* Required task *
Leave out the pictures, and retype only the lines from the beginning of the material through the line that contains "y_ticks = [2, 4, 6, 8, 10]", including both.

* Given information *

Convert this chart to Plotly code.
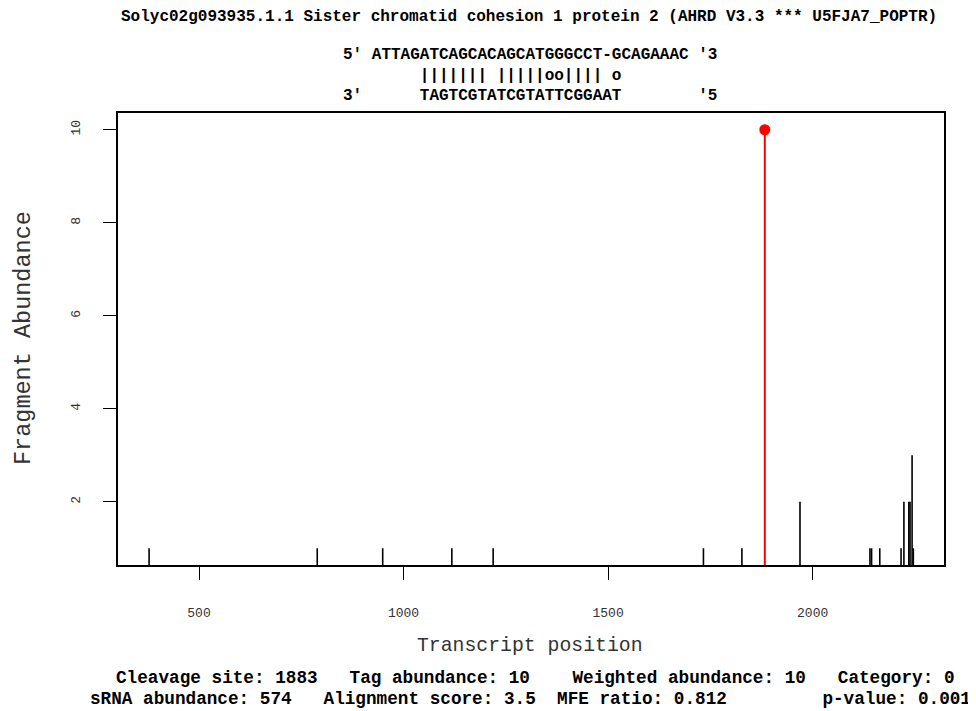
import plotly.graph_objects as go

# ---- data ----
positions = [378, 789, 949, 1118, 1219, 1733, 1827, 1969, 2140, 2144, 2164,
             2216, 2223, 2235, 2238, 2243, 2246]
abundance = [1, 1, 1, 1, 1, 1, 1, 2, 1, 1, 1, 1, 2, 2, 2, 3, 1]
cleavage_pos = [1883]
cleavage_abund = [10]

x_ticks = [500, 1000, 1500, 2000]
y_ticks = [2, 4, 6, 8, 10]

title_text = "Solyc02g093935.1.1 Sister chromatid cohesion 1 protein 2 (AHRD V3.3 *** U5FJA7_POPTR)"
align_lines = [
    "5' ATTAGATCAGCACAGCATGGGCCT-GCAGAAAC '3",
    "        ||||||| |||||oo|||| o",
    "3'      TAGTCGTATCGTATTCGGAAT        '5",
]
footer_lines = [
    "Cleavage site: 1883   Tag abundance: 10    Weighted abundance: 10   Category: 0",
    "sRNA abundance: 574   Alignment score: 3.5  MFE ratio: 0.812         p-value: 0.001",
]


def nb(s):
    return s.replace(" ", "\u00a0")


def stems(xs, ys):
    sx, sy = [], []
    for x, y in zip(xs, ys):
        sx += [x, x, None]
        sy += [0, y, None]
    return sx, sy


OFF = 8  # page body margin
W, H = 976 - OFF, 711 - OFF
# plot box in window pixels: x 118..944, y 113..565
L, R, T, B = 118 - OFF, 976 - 944, 113 - OFF, 711 - 565
pw, ph = W - L - R, H - T - B


def px(xp):
    return (xp - OFF - L) / pw


def py(yp):
    return (H - B - (yp - OFF)) / ph


fig = go.Figure()
bx, by = stems(positions, abundance)
fig.add_trace(go.Scatter(x=bx, y=by, mode="lines",
                         line=dict(color="black", width=1.6),
                         hoverinfo="skip", showlegend=False))
rx, ry = stems(cleavage_pos, cleavage_abund)
fig.add_trace(go.Scatter(x=rx, y=ry, mode="lines",
                         line=dict(color="#ff0000", width=2),
                         hoverinfo="skip", showlegend=False))
fig.add_trace(go.Scatter(x=cleavage_pos, y=cleavage_abund, mode="markers",
                         marker=dict(color="#ff0000", size=11),
                         cliponaxis=False, showlegend=False))

mono = "Liberation Mono, Courier New, monospace"
fig.update_layout(
    width=W, height=H,
    margin=dict(l=L, r=R, t=T, b=B, pad=0),
    paper_bgcolor="white", plot_bgcolor="white",
    showlegend=False,
    font=dict(family=mono, color="black"),
    xaxis=dict(range=[302, 2321], tickvals=x_ticks, ticks="outside",
               ticklen=13, tickwidth=1.3, tickcolor="black",
               showgrid=False, zeroline=False,
               showline=True, mirror=True, linecolor="black", linewidth=1.5,
               tickfont=dict(family=mono, size=13, color="#333"),
               ticklabelstandoff=22),
    yaxis=dict(range=[0.64, 10.36], tickvals=y_ticks, ticks="outside",
               ticklen=13, tickwidth=1.3, tickcolor="black",
               showgrid=False, zeroline=False,
               showline=True, mirror=True, linecolor="black", linewidth=1.5,
               tickangle=-90,
               tickfont=dict(family=mono, size=13, color="#333"),
               ticklabelstandoff=18),
)

ann = []
ann.append(dict(text=nb(title_text), x=px(529), y=py(17), xref="paper", yref="paper",
                xanchor="center", yanchor="middle", showarrow=False,
                font=dict(family=mono, size=16, color="black", weight="bold")))
for t, yy in zip(align_lines, [55, 76, 96]):
    ann.append(dict(text=nb(t), x=px(341), y=py(yy), xref="paper", yref="paper",
                    xanchor="left", yanchor="middle", showarrow=False,
                    font=dict(family=mono, size=16, color="black", weight="bold")))
for t, yy, xx in zip(footer_lines, [678, 699], [114, 88]):
    ann.append(dict(text=nb(t), x=px(xx), y=py(yy), xref="paper", yref="paper",
                    xanchor="left", yanchor="middle", showarrow=False,
                    font=dict(family=mono, size=17.7, color="black", weight="bold")))
ann.append(dict(text="Transcript position", x=px(530), y=py(646), xref="paper", yref="paper",
                xanchor="center", yanchor="middle", showarrow=False,
                font=dict(family=mono, size=19.8, color="#333")))
ann.append(dict(text="Fragment Abundance", x=px(23), y=py(338), xref="paper", yref="paper",
                xanchor="center", yanchor="middle", showarrow=False, textangle=-90,
                font=dict(family=mono, size=23.5, color="#333")))
fig.update_layout(annotations=ann)

fig.write_html("out.html")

* Reply to the task *
Convert this chart to Plotly code.
import plotly.graph_objects as go

# ---- data ----
positions = [378, 789, 949, 1118, 1219, 1733, 1827, 1969, 2140, 2144, 2164,
             2216, 2223, 2235, 2238, 2243, 2246]
abundance = [1, 1, 1, 1, 1, 1, 1, 2, 1, 1, 1, 1, 2, 2, 2, 3, 1]
cleavage_pos = [1883]
cleavage_abund = [10]

x_ticks = [500, 1000, 1500, 2000]
y_ticks = [2, 4, 6, 8, 10]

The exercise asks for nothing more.